I know what I want to eat: a big Publix sub with loads of veggies or a Greek salad. And I guess I could have a grilled cheese, too. I wasn't getting sick of Indian food, until I got sick and then ate Indian food for a week. I think I might need a little break this weekend. Not that ill find that in Kerala, which is supposed to have amazing coastal Indian food. But maybe tonight before we get on our bus (let's pray this bus ride goes okay) we can have some American food.
The plan for this weekend. Take an overnight bus to Alleppey (which is in the state of Kerala) and then stay 3 days/2 nights at Palmy Lake Resort (evil evil place, you will see in several paragraphs.) Kerala is famous for its' backwaters- a chain of inland lakes and canals parallel to the Arabian Sea. We will do what we do best- lay around in hammocks, read books, relax, eat, get some aryuverdic massages, spend some time on a houseboat. Then take a train back and arrive in Bangalore Tuesday morning in time for The Wedding!
So that was yesterday afternoon, and then I accidentally fell asleep for 5 hours and woke up at 530 pm and Ale and I had to get our lives together to go to Kerala. Blogging hasn't been the best this week.
The good news, I made some grilled cheese at The Thackers and it was delicious. Mmmmm. I had 2. I was kind of dreading the bus ride since I had accidentally taken the nap. But since I had no choice, it was off to the bus we went at 830. It of course didn't leave until 10 pm but it turned out to be nicer than the first bus we took to Madikeri in Coorg. This was a Volvo bus which basically meant it was nicer. It even had AC. Which then got annoying since the AC for the whole bus was right next to our seats and my nose was cold. So we got all comfy (in 150 degree backward position) and I started to daydream.
Now many people in India love using their horns, almost as a directional. Like "hey I'm coming up to your right" or "hey I'm passing you" or "hey I'm behind you" or "hey I'm driving". There are lots and lots of horns. But usually the buses don't use horns when they are outside of Bangalore. Well, that's hard for me to say since I'm usually asleep by this point in the bus-ride. But our bus driver, he was using his horn like he wasn't driving a night bus of 30 people trying to sleep. So it is just going on and on and since I'm not tired, it is making it hard for even me to sleep. I daydream a little longer and then all the sudden I had fallen asleep and it was now 1 am and we were at some bus stop station with a bunch of other buses and it was so hot (apparently the AC was now off) and all I could hear was the clanking of tools. I looked at Ale and we laughed. Apparently our bus driver decided the middle of the night was the opportune time for an oil change or to fix the brakes or who knows what. After what felt like forever, the bus finally starts up again and I magically fall back asleep.

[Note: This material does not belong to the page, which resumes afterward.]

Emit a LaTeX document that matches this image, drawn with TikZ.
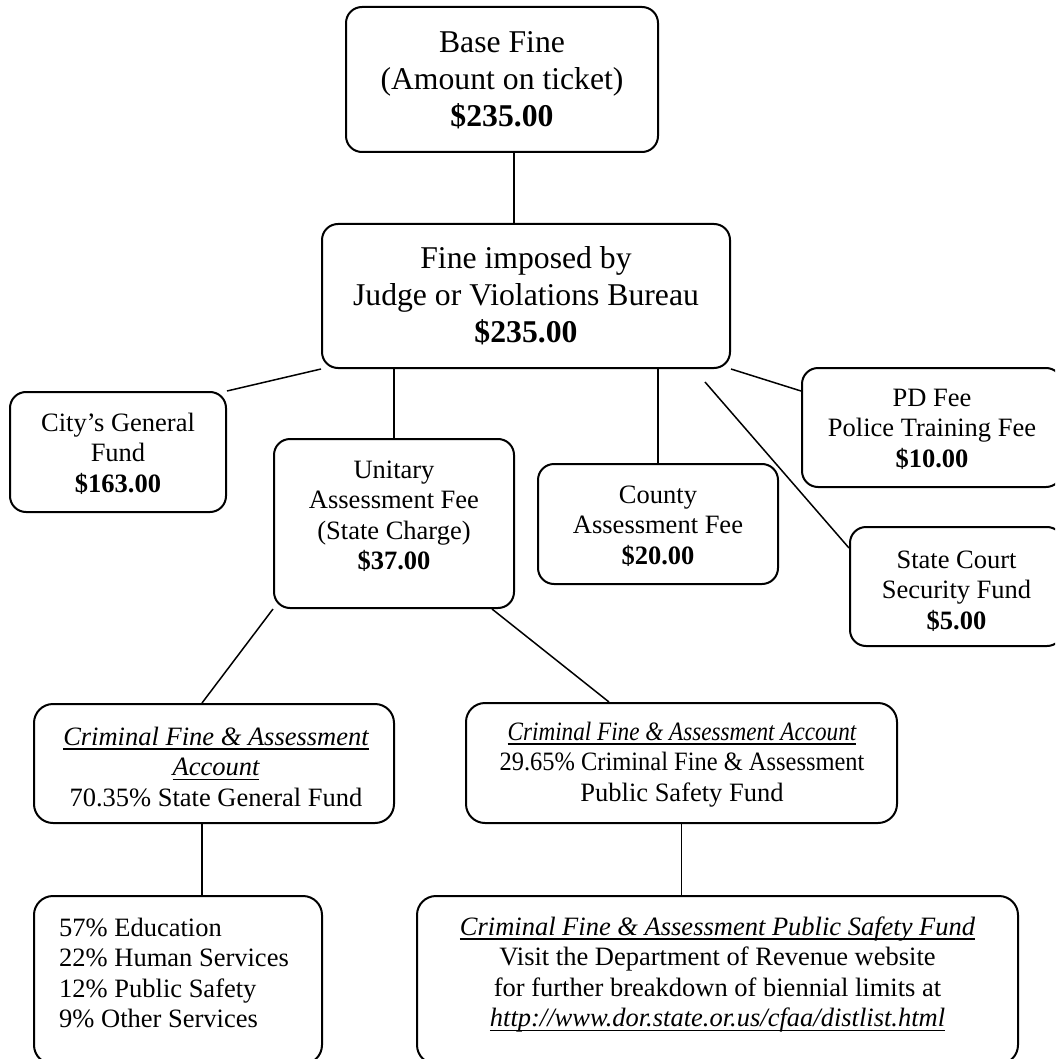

The next time I looked at my watch was like 9 am. I took some more short naps and we finally arrived around 11 to Alleppey. As ale and I get into a rickshaw in Alleppey, we go to call the resort to give our driver directions and the lady proceeds to tell us she has given away our room. We booked it 2 weeks in advance, called to confirm the day before, and this witch gives away our room because our bus doesn't show up on time! What bus in India shows up on time?! So after some plots to ruin her tripadvisor reviews, Ale and I decide to get a quick bite to eat and them go find an Internet cafe so we could figure out where to stay. And by we, I mean Ale, since this type of scenario leads to panic attacks on my part.
We ended up finding a nice, beautifully preserved old homestay, Tharavad, with lots of teak everywhere and decided we would stay there for the first night and then head over to a more cottage-y place the next night (it was booked for tonight.) We organized a boat ride on the backwaters and were off at 2 pm to laze on the covered boat for the rest of the afternoon. We went in and out of lots of canals and lakes and saw lots of little houses dotted along the canals. The women were doing the washing in the canals in the afternoon and by the evening, the men were coming out to bath. We also saw a lot of houseboats strolling along. This is the real draw to Kerala, and if Ale and I weren't just pretending to be doctors, we would be staying in one of these. But since we don't have jobs, we are doing it the backpackers way. And it is still just as beautiful to be on a small little boat with chairs and chaise lounges and to get to see the beauty of the backwaters. At one point we stopped off at a restaurant (in the midst of the houses) and got some amazing prawns in some kerala curry with amazing coconut rice. I can see why everyone raves about the food here.
It is so neat to be able to visit such different towns in such different parts of India. Before coming to India, I was so naive. I barely understood the concept that India was made of a number of different states, let alone realize how completely different the cultures are in each one. Kerala is so different than Karnataka. And even in Karnataka, we have seen how Coorg varies from Hampi from Bangalore. Here in Alleppey, the men all wear these knee length skirts. These are rarely seen in Karnataka.
And on that note, I'm going to get Ale off the phone and to go get dinner!